Quarterly Reviews (1)
Quarterly reviews help keep plans up to date and reinforce synchronization. They also give a leader a good idea about which people are on top of their businesses, which ones aren’t, and what the latter need to do.
LARRY: I’ll go with my HR person to a business, especially one I don’t know well, and before starting on the business plan, we’ll meet with the general manager and his HR person to go over the people- and organizationdevelopment plans. I’ll also try to make the point that the
strategy is appropriate and is being translated into the business plan. Then we’ll go through the operating plans in terms of most recent quarter: sales, market growth, exogenous factors, margins, levels of expense. I like to do it with a lot of people where I can get dialogue from a large constituency. The better the people, I find, the more they like these reviews. Later I hold a public forum, assembling a group of people in an auditorium, on a loading dock, or whatever, to talk about what the company is trying to do and take questions. On the plane home, I write a note about what we agreed to in the quarterly review.
The review itself is a basis to compare how the general manager has done against the first quarter plan. I might learn that we need to adjust the plan. Maybe he says to me, “I missed my sales in the first quarter because it’s a slow season.” I’d say, “Well, wait a minute, it was a slow season last year in the first quarter too. So what does that have to do with anything?” And perhaps he’ll say, “But I know I’m going to pick up my sales in the second quarter.

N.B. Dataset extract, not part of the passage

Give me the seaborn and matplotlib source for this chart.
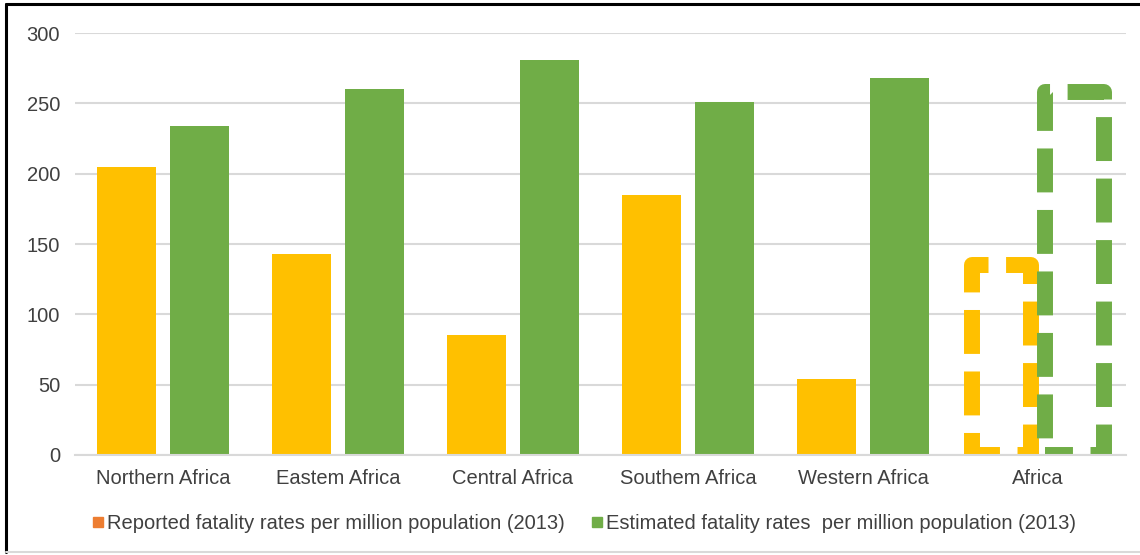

I’ll be on plan by the end of the second or third quarter.” I then have to ask, “Let’s assume you’re not. That means I don’t do anything about it until the fourth quarter after you don’t make it in the third quarter. Well, let’s not do that. Let’s start doing something now as though you’re not going to make the sales budget. If you do, all the better and you’re ahead of your plan and that’s great, but if you don’t you’re protected.” Same thing with productivity. If someone says, “I didn’t have a good first quarter, but I will have in the second,” again I have to say, “Well, let’s assume you
don’t. What are you going to do now about that?”